I spend a lot of time on this here blog writing about what I think the Packers and coach Mike McCarthy should be doing better. I'd like to take a moment to point out something McCarthy and the Packers do probably better than anyone else at the moment. Simply put, they use their offensive personnel in so many packages and formations that they make opposing defensive coordinators' heads spin.
It wasn't always like this. McCarthy started 2006 with about as basic a playbook and the most rudimentary personnel packages you can find in football. But as his offense has evolved, McCarthy has become a master at mixing and matching his personnel to his schemes. (In fairness, he did this to an extent when he was the offensive coordinator in New Orleans, though not as much as he does currently. I'm sure stops in San Francisco and then a talent-depleted Green Bay made him scale back a bit.)

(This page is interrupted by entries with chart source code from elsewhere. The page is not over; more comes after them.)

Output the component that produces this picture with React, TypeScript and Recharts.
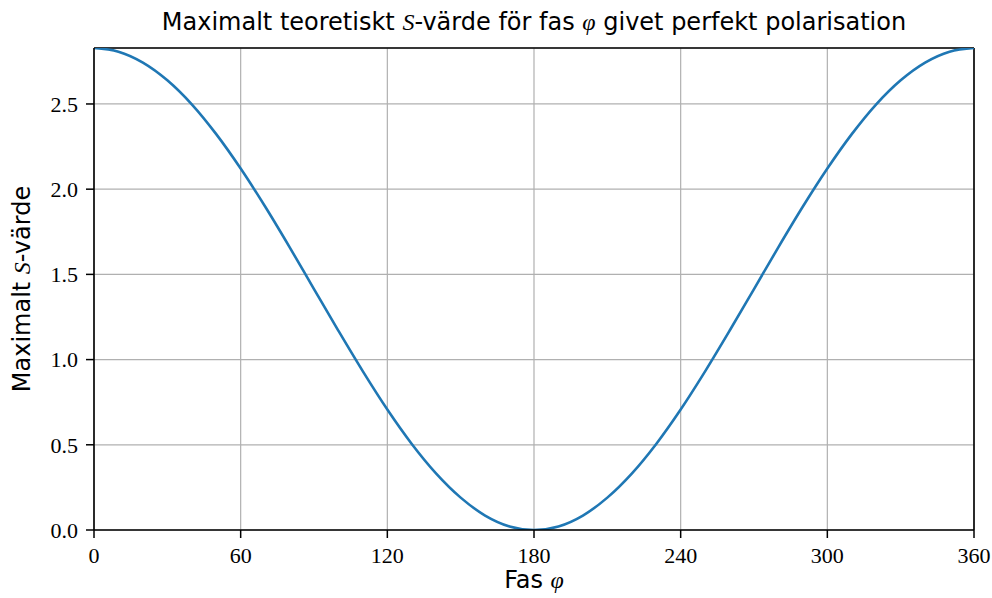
import { LineChart, Line, XAxis, YAxis, CartesianGrid, ReferenceLine } from "recharts";

// phase in degrees, every 10 degrees
const fas = [
  0, 10, 20, 30, 40, 50, 60, 70, 80, 90, 100, 110, 120, 130, 140, 150, 160, 170, 180,
  190, 200, 210, 220, 230, 240, 250, 260, 270, 280, 290, 300, 310, 320, 330, 340, 350, 360,
];
const maxS = [
  2.828, 2.807, 2.743, 2.639, 2.498, 2.323, 2.121, 1.898, 1.66, 1.414, 1.169, 0.931, 0.707,
  0.505, 0.331, 0.19, 0.085, 0.021, 0.0, 0.021, 0.085, 0.19, 0.331, 0.505, 0.707, 0.931,
  1.169, 1.414, 1.66, 1.898, 2.121, 2.323, 2.498, 2.639, 2.743, 2.807, 2.828,
];
const xTicks = [0, 60, 120, 180, 240, 300, 360];
const yTicks = [0, 0.5, 1.0, 1.5, 2.0, 2.5];
const yMax = 2.8284;

const data = fas.map((f, i) => ({ fas: f, s: maxS[i] }));

const sans = "'DejaVu Sans', 'Liberation Sans', sans-serif";
const serif = "'Liberation Serif', 'Times New Roman', serif";
const tickStyle = { fill: "#000", fontFamily: serif, fontSize: 22 };

const MathIt = ({ children }: { children: string }) => (
  <span style={{ fontFamily: serif, fontStyle: "italic" }}>{children}</span>
);

export default function App() {
  return (
    <div style={{ position: "absolute", left: 0, top: 0, width: 992, height: 598, background: "#fff", overflow: "hidden" }}>
      <LineChart
        width={992}
        height={598}
        data={data}
        margin={{ top: 48, right: 18, bottom: 38, left: 34 }}
      >
        <CartesianGrid stroke="#b0b0b0" strokeWidth={1.2} />
        <XAxis
          type="number"
          dataKey="fas"
          domain={[0, 360]}
          ticks={xTicks}
          interval={0}
          height={30}
          tickSize={8}
          tickMargin={9}
          tick={tickStyle}
          tickLine={{ stroke: "#000", strokeWidth: 1.5 }}
          axisLine={{ stroke: "#000", strokeWidth: 1.6 }}
        />
        <YAxis
          type="number"
          domain={[0, yMax]}
          allowDataOverflow
          ticks={yTicks}
          interval={0}
          width={60}
          tickSize={8}
          tickMargin={8}
          tick={tickStyle}
          tickFormatter={(v: number) => v.toFixed(1)}
          tickLine={{ stroke: "#000", strokeWidth: 1.5 }}
          axisLine={{ stroke: "#000", strokeWidth: 1.6 }}
        />
        <ReferenceLine y={yMax} stroke="#000" strokeWidth={1.6} />
        <ReferenceLine x={360} stroke="#000" strokeWidth={1.6} />
        <Line
          type="monotone"
          dataKey="s"
          stroke="#1f77b4"
          strokeWidth={2.6}
          dot={false}
          isAnimationActive={false}
        />
      </LineChart>

      <div
        style={{
          position: "absolute",
          left: 94,
          width: 880,
          top: 8,
          textAlign: "center",
          fontFamily: sans,
          fontSize: 24,
          color: "#000",
          whiteSpace: "nowrap",
        }}
      >
        Maximalt teoretiskt <MathIt>S</MathIt>-värde för fas <MathIt>φ</MathIt> givet perfekt polarisation
      </div>
      <div
        style={{
          position: "absolute",
          left: 94,
          width: 880,
          top: 566,
          textAlign: "center",
          fontFamily: sans,
          fontSize: 24,
          lineHeight: "28px",
          color: "#000",
          whiteSpace: "nowrap",
        }}
      >
        Fas <MathIt>φ</MathIt>
      </div>
      <div
        style={{
          position: "absolute",
          left: 22,
          top: 289,
          transform: "translate(-50%, -50%) rotate(-90deg)",
          fontFamily: sans,
          fontSize: 24,
          color: "#000",
          whiteSpace: "nowrap",
        }}
      >
        Maximalt <MathIt>S</MathIt>-värde
      </div>
    </div>
  );
}
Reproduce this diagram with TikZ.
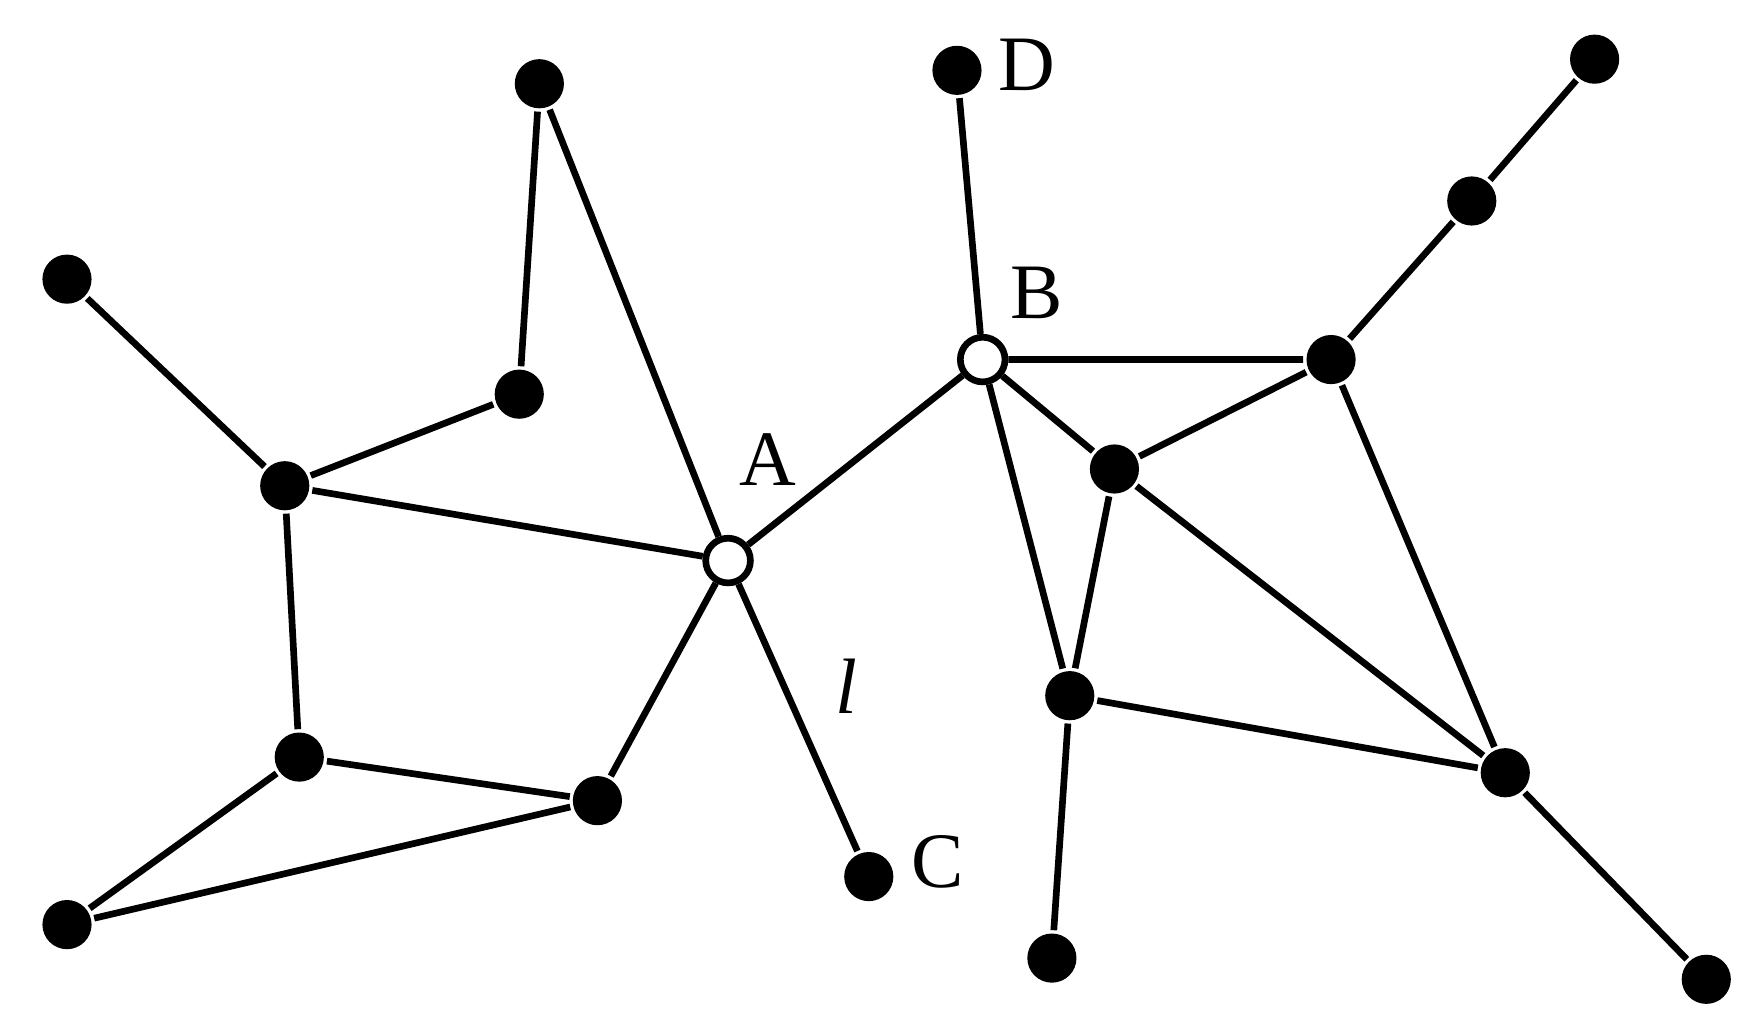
\documentclass[tikz,border=0pt]{standalone}
\usepackage{fontspec}
\setmainfont{Liberation Serif}
\begin{document}
\begin{tikzpicture}[x=0.01cm,y=-0.01cm,
 dot/.style={circle,fill=black,inner sep=0pt,minimum size=0.44cm},
 hol/.style={circle,draw=black,fill=white,line width=1.7pt,inner sep=0pt,minimum size=0.40cm},
 lbl/.style={font=\fontsize{20}{22}\selectfont},
 every path/.style={line width=1.7pt}]
\useasboundingbox (0,0) rectangle (1560,925);
\node[dot] (n1) at (483,75) {};
\node[dot] (d) at (857,63) {};
\node[dot] (n3) at (1428,53) {};
\node[dot] (n4) at (1318,180) {};
\node[dot] (n5) at (60,250) {};
\node[dot] (n7) at (1192,322) {};
\node[dot] (n8) at (465,353) {};
\node[dot] (n9) at (255,435) {};
\node[dot] (n10) at (998,420) {};
\node[dot] (n12) at (958,623) {};
\node[dot] (n13) at (268,678) {};
\node[dot] (n14) at (535,717) {};
\node[dot] (n15) at (1348,692) {};
\node[dot] (c) at (778,785) {};
\node[dot] (n17) at (60,828) {};
\node[dot] (n18) at (942,858) {};
\node[dot] (n19) at (1528,877) {};
\node[hol] (b) at (880,322) {};
\node[hol] (a) at (652,502) {};
\begin{scope}[on background layer/.style={}]
\end{scope}
\draw (n1)--(n8) (n1)--(a) (n5)--(n9) (n9)--(n8) (n9)--(a) (n9)--(n13)
 (n13)--(n14) (n13)--(n17) (n17)--(n14) (n14)--(a) (a)--(c) (a)--(b)
 (b)--(d) (b)--(n7) (b)--(n10) (b)--(n12) (n10)--(n7) (n7)--(n4) (n4)--(n3)
 (n10)--(n12) (n10)--(n15) (n7)--(n15) (n12)--(n15) (n12)--(n18) (n15)--(n19);
\node[lbl] (ld) at (920,58) {D};
\node[lbl] (lb) at (928,262) {B};
\node[lbl] (la) at (688,412) {A};
\node[lbl] (ll) at (758,615) {\itshape l};
\node[lbl] (lc) at (840,772) {C};
\end{tikzpicture}
\end{document}
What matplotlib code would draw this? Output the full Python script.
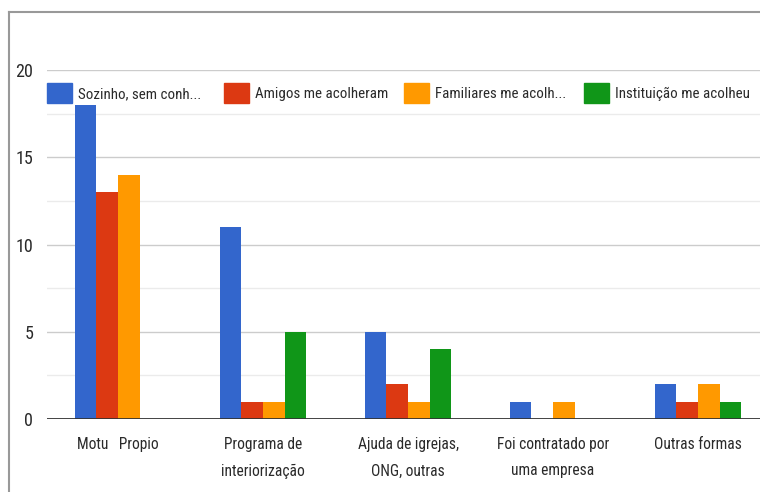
import matplotlib
matplotlib.use("Agg")
import matplotlib.pyplot as plt
import numpy as np
from matplotlib.lines import Line2D
from matplotlib.patches import Rectangle
from matplotlib import font_manager

names = {f.name for f in font_manager.fontManager.ttflist}
FAM = ['Roboto Condensed', 'Liberation Sans Narrow', 'Roboto', 'DejaVu Sans']
FAM = [f for f in FAM if f in names] or ['DejaVu Sans']
plt.rcParams['font.family'] = FAM

categories = ["Motu   Propio", "Programa de\ninteriorização", "Ajuda de igrejas,\nONG, outras",
              "Foi contratado por\numa empresa", "Outras formas"]
series_names = ["Sozinho, sem conh...", "Amigos me acolheram", "Familiares me acolh...",
                "Instituição me acolheu"]
sozinho = [18, 11, 5, 1, 2]
amigos = [13, 1, 2, 0, 1]
familiares = [14, 1, 1, 1, 2]
instituicao = [0, 5, 4, 0, 1]
series = [sozinho, amigos, familiares, instituicao]
colors = ["#3366cc", "#dc3912", "#ff9900", "#109618"]
yticks = [0, 5, 10, 15, 20]

W, H = 760, 492
fig = plt.figure(figsize=(W / 100, H / 100), dpi=100)
ax_l, ax_r = 47, 769
ax_t, ax_b = 70, 419
ax = fig.add_axes([ax_l / W, (H - ax_b) / H, (ax_r - ax_l) / W, (ax_b - ax_t) / H])

x = np.arange(len(categories))
bw = 0.151
for i, (vals, c) in enumerate(zip(series, colors)):
    ax.bar(x + (i - 1.5) * bw, vals, width=bw * 0.97, color=c, zorder=3)

ax.set_xlim(-0.49, len(categories) - 1 + 0.49)
ax.set_ylim(0, 20)
ax.set_yticks(yticks)
ax.set_yticks([2.5, 7.5, 12.5, 17.5], minor=True)
ax.grid(axis='y', which='major', color='#cccccc', lw=1, zorder=0)
ax.grid(axis='y', which='minor', color='#ebebeb', lw=1, zorder=0)
ax.axhline(0, color='#333333', lw=2, zorder=4)
for s in ax.spines.values():
    s.set_visible(False)
ax.tick_params(axis='both', which='both', length=0)
ax.tick_params(axis='y', labelsize=13, colors='#2a2a2a', pad=10)
ax.set_xticks(x)
ax.set_xticklabels(categories, fontsize=11.2, color='#2a2a2a', linespacing=1.95)
ax.tick_params(axis='x', pad=13)

# legend
leg_x = [47, 224, 404, 584]
for lx, name, c in zip(leg_x, series_names, colors):
    fig.patches.append(Rectangle((lx / W, (H - 103) / H), 25 / W, 20 / H,
                                 transform=fig.transFigure, color=c))
    fig.text((lx + 31) / W, (H - 94) / H, name, fontsize=10.8, color='#2a2a2a',
             va='center', ha='left')

# frame border (cropped)
fig.add_artist(Line2D([9 / W, 9 / W], [0, (H - 12) / H], color='#999999', lw=1.5,
                      transform=fig.transFigure))
fig.add_artist(Line2D([9 / W, 1], [(H - 12) / H, (H - 12) / H], color='#999999', lw=1.5,
                      transform=fig.transFigure))

fig.savefig("out.png", dpi=100)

One thing that most fans don't even think about is the effect that the personnel the offense sends in on any given play has on the defensive coordinator. The DC will get the information and then have seconds to decide how he wants to counter. For example, if the offense sends out three wide receivers, a tight end and a running back, depending on down and distance, he may chose to counter with an extra defensive back or he may try staying in his base set, especially if he thinks the offense might try to run the ball. (Yes, this is incredibly simplified, but you get the idea)
McCarthy does an amazing job in this area. (And an under-appreciated one if you ask me, especially by fans who like to blame "McCarthy's playcalling" for everything from a loss last season all the way up to the BP oil spill) Take a look below at two plays from last season's Monday night game against the Ravens for an example of what I'm talking about.
Both these plays occur during the same drive, the first on 2nd and short, the second on 1st and 10. What the videos don't show is the presnap motion but the idea is there - both huddles featured three tight ends, one wide receiver and a running back. The defense, on both plays, counters with their base set, playing man to man then zone.
Now, before you watch the first play, try not to pay attention to Ryan Grant completely missing the cutback lane (somewhere, Jersey Al just shed a tear) or Mark Tauscher's late execution on the cutblock.
Try instead to focus on the second play. It's first and ten. You have Donald Lee lined up in the traditional tight end spot. You have Spencer Havner split wide. And you have Jermichael Finley in the slot. If you're the defense, this is probably not what you were expecting when you broke the huddle. Advantage: Packers.
This is obviously just one very small example. There are literally dozens of examples in each game that I could point out. McCarthy, as stated above, does a better job than just about any other playcaller in the league at the moment of using his personnel in a dizzying array of formations, causing headaches for defensive staffs week in and week out.